Nonstick coatings aside, there were small differences that made some of the pans more pleasant to use. Pan shape didn’t matter so much (some were slightly flared, others gently cupped), but capacity did: One skillet, from T-Fal, held just 3.2 cups (compared to 3.8 to 4.4 cups for the other models). Scalloped potatoes bubbled over in the oven, and testers reported feeling nervous that they were going to accidentally scoot eggs over the side when scrambling them. One plus to this pan: The rivets that secured the handle were covered with nonstick coating, so they were easier to clean; six of the pans had uncoated rivets that eggs clung to, requiring an extra swipe or two with a sponge. One pan didn’t have any rivets inside; its handle was secured externally. Though testers loved swooping around the interior without stumbling over rivets, the handle was a bit wiggly by the end of testing—not a good sign for longevity.
Handle shape was the final factor: Testers universally preferred rounded edges (two handles had sharp tips that dug into our hands). A brushed steel finish or a grippy silicone sleeve was a nice bonus, too.

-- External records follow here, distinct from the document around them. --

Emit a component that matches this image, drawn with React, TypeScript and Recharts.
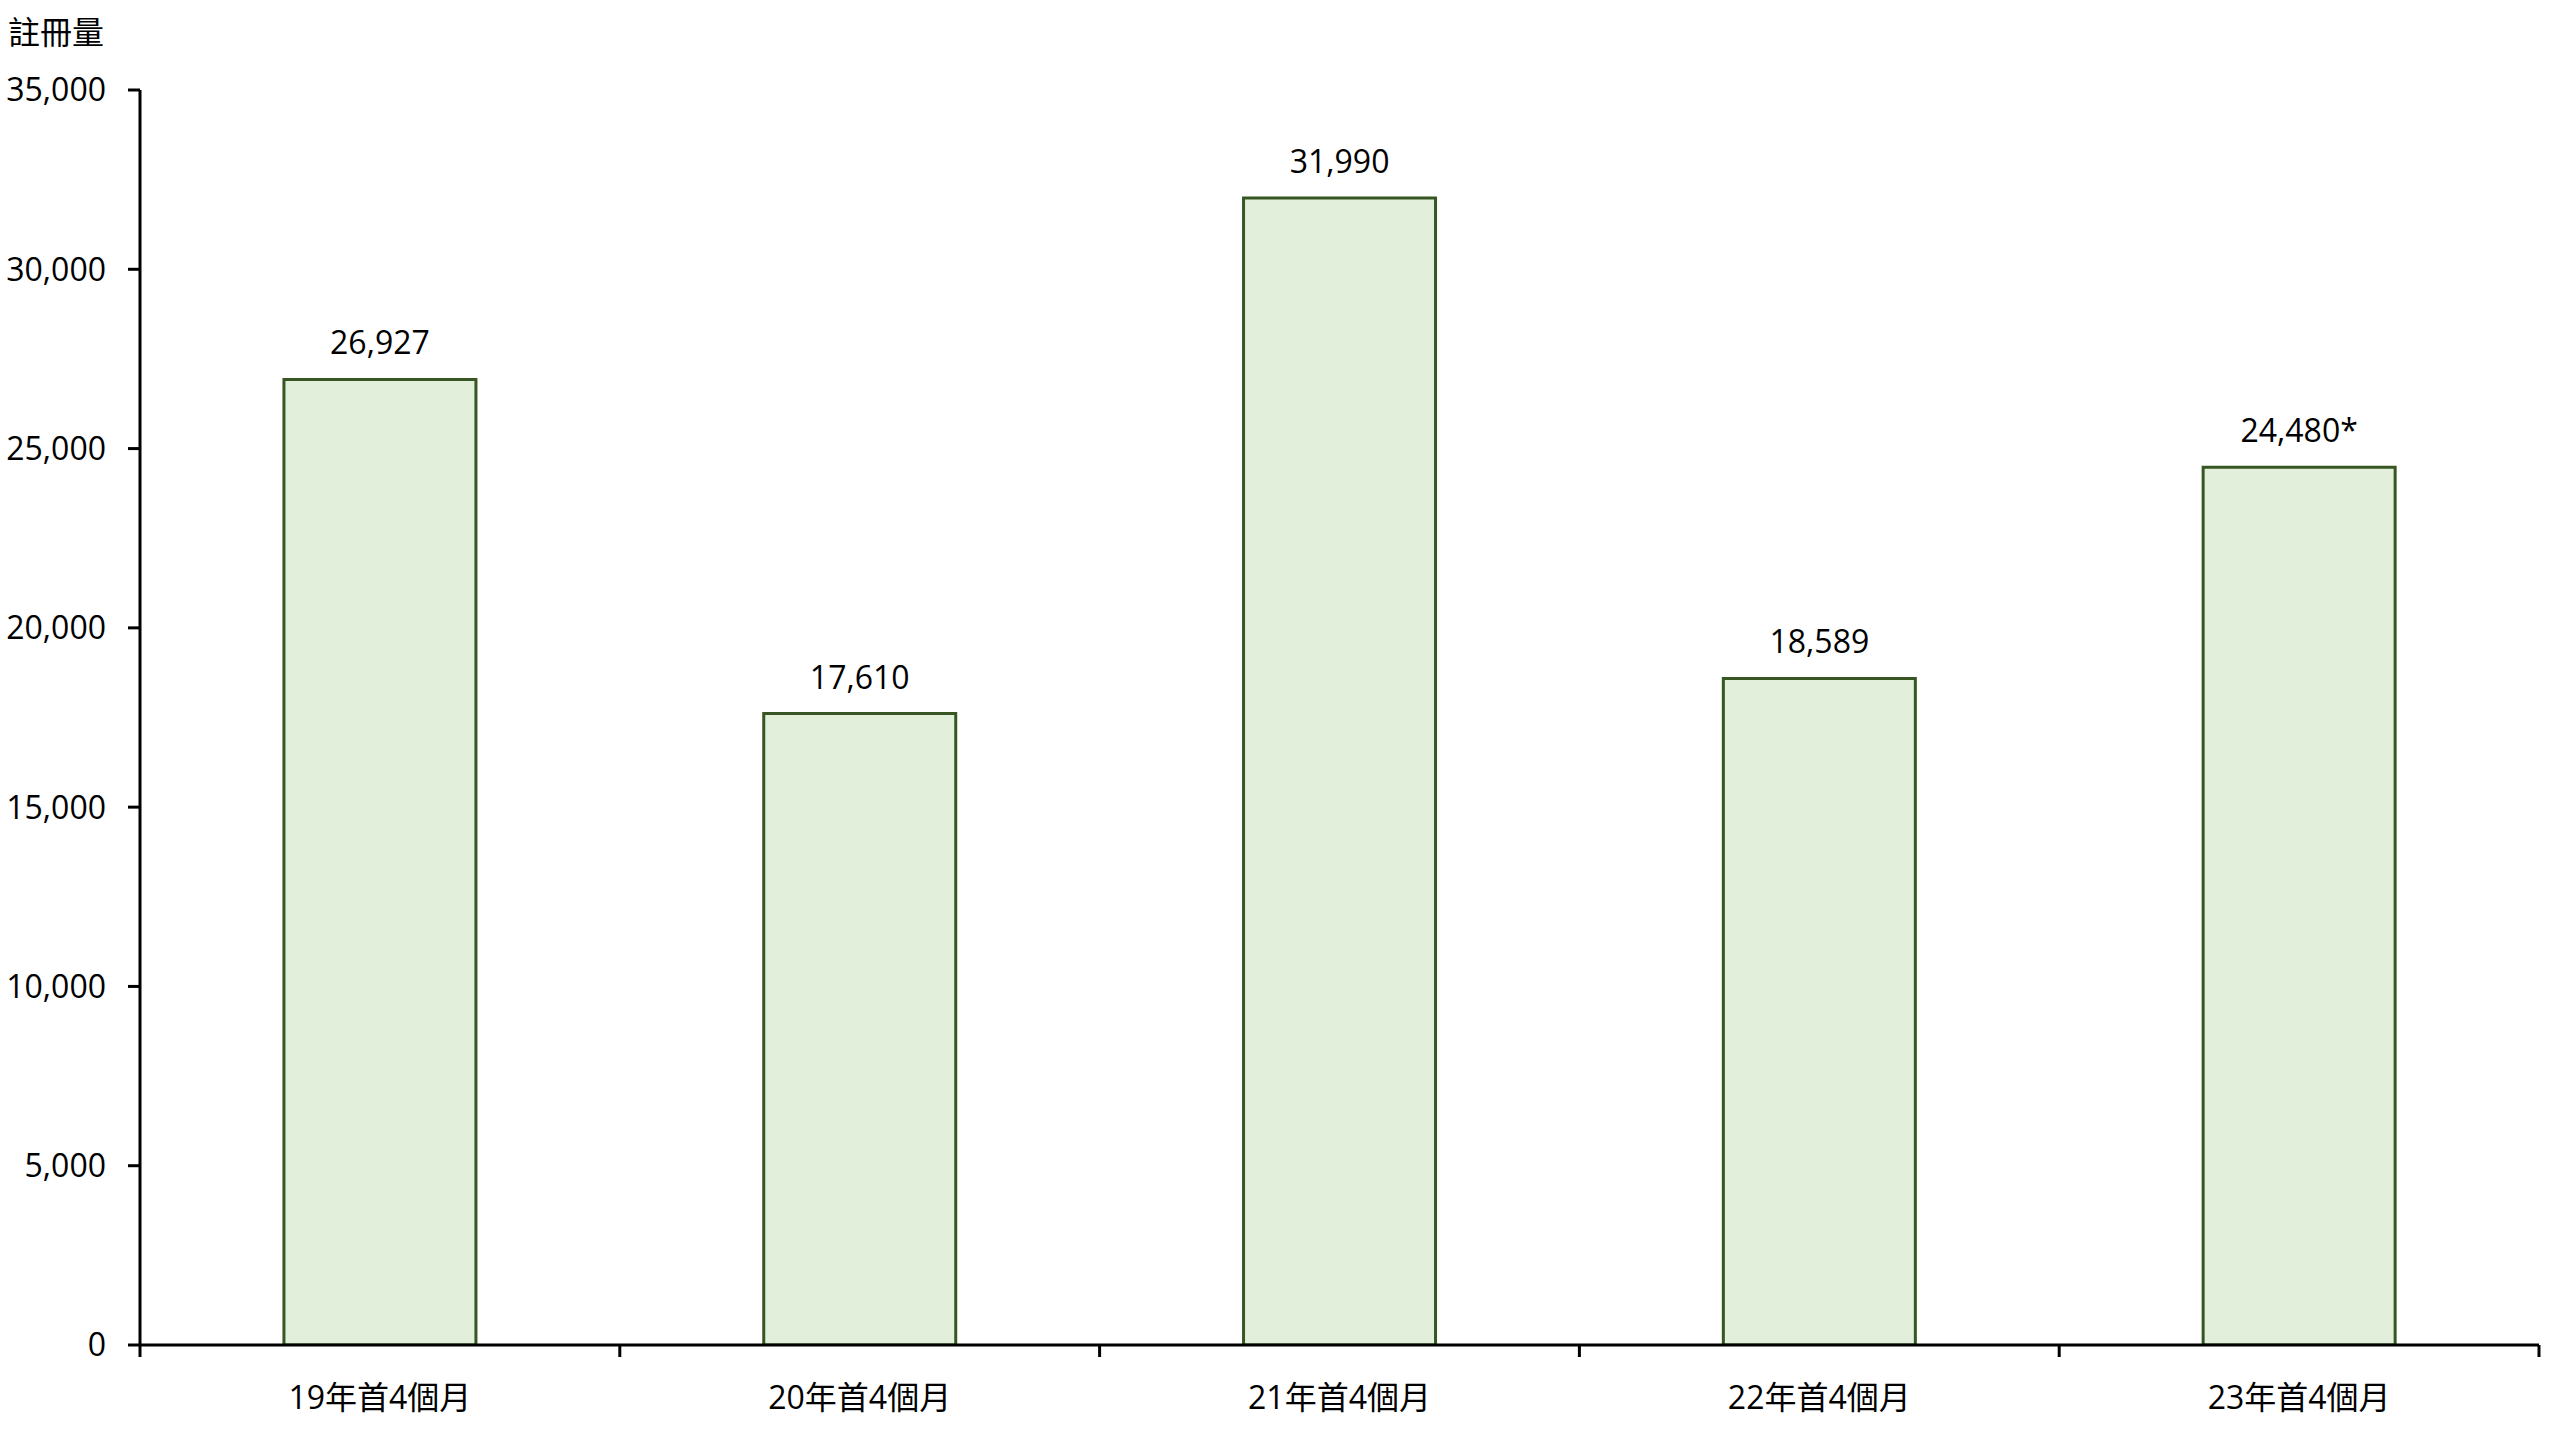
import { BarChart, Bar, XAxis, YAxis, LabelList } from 'recharts'

const categories = ['19年首4個月', '20年首4個月', '21年首4個月', '22年首4個月', '23年首4個月']
const registrations = [26927, 17610, 31990, 18589, 24480]
const valueNotes = ['', '', '', '', '*']
const yTicks = [0, 5000, 10000, 15000, 20000, 25000, 30000, 35000]

const W = 2560
const H = 1440
const MARGIN = { top: 90, right: 21, bottom: 0, left: 0 }
const Y_AXIS_W = 140
const X_AXIS_H = 95
const BAND = (W - MARGIN.left - MARGIN.right - Y_AXIS_W) / categories.length

const FONT = '"Open Sans", "Noto Sans CJK TC", sans-serif'
const AXIS_COLOR = '#000'
const fmt = (v: number) => v.toLocaleString('en-US')

const data = categories.map((c, i) => ({
  name: c,
  value: registrations[i],
  label: fmt(registrations[i]) + valueNotes[i],
}))

// category label in the middle, tick marks on the band edges
function CategoryTick(props: any) {
  const { x, y, index, payload } = props
  const left = x - BAND / 2
  const right = x + BAND / 2
  return (
    <g>
      <line x1={left} y1={y} x2={left} y2={y + 12} stroke={AXIS_COLOR} strokeWidth={3} />
      {index === categories.length - 1 && (
        <line x1={right} y1={y} x2={right} y2={y + 12} stroke={AXIS_COLOR} strokeWidth={3} />
      )}
      <text x={x} y={y + 64} textAnchor="middle" fontSize={32} fontFamily={FONT} fill="#000">
        {payload.value}
      </text>
    </g>
  )
}

export default function App() {
  return (
    <div style={{ position: 'absolute', left: 0, top: 0, width: W, height: H, background: '#fff' }}>
      <div style={{
        position: 'absolute', left: 8, top: 12, fontSize: 32, fontFamily: FONT,
        color: '#000', lineHeight: '40px',
      }}>
        註冊量
      </div>
      <BarChart width={W} height={H} data={data} margin={MARGIN} barCategoryGap="30%">
        <XAxis
          dataKey="name"
          height={X_AXIS_H}
          tickLine={false}
          tickSize={0}
          tickMargin={0}
          axisLine={{ stroke: AXIS_COLOR, strokeWidth: 3 }}
          tick={<CategoryTick />}
          interval={0}
        />
        <YAxis
          width={Y_AXIS_W}
          domain={[0, 35000]}
          ticks={yTicks}
          tickFormatter={fmt}
          tickSize={12}
          tickMargin={22}
          axisLine={{ stroke: AXIS_COLOR, strokeWidth: 3 }}
          tickLine={{ stroke: AXIS_COLOR, strokeWidth: 3 }}
          tick={{ fontSize: 32, fontFamily: FONT, fill: '#000' }}
          allowDataOverflow
        />
        <Bar dataKey="value" fill="#E2EFDA" stroke="#375623" strokeWidth={3} isAnimationActive={false}>
          <LabelList dataKey="label" position="top" offset={25}
            style={{ fontSize: 32, fontFamily: FONT, fill: '#000' }} />
        </Bar>
      </BarChart>
    </div>
  )
}
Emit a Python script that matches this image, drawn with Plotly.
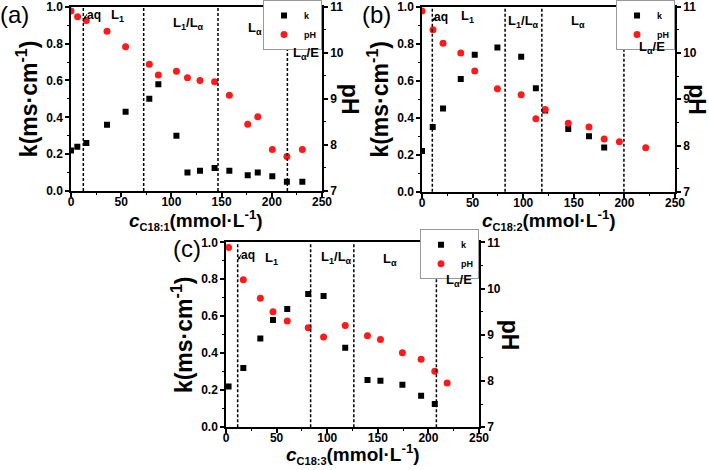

In the end, our winner was from the same manufacturer as our favorite 12-inch model. The OXO Good Grips Hard Anodized Pro Nonstick 8-Inch Fry Pan has a durable PTFE nonstick surface and a comfortable, secure handle. And while it doesn’t come with a lid, the one for our winning large saucepan by All-Clad fits it perfectly. It’s also got an inexpensive price tag, and it beat out pans that cost more than three times as much. This little skillet would be a small but mighty addition to any kitchen.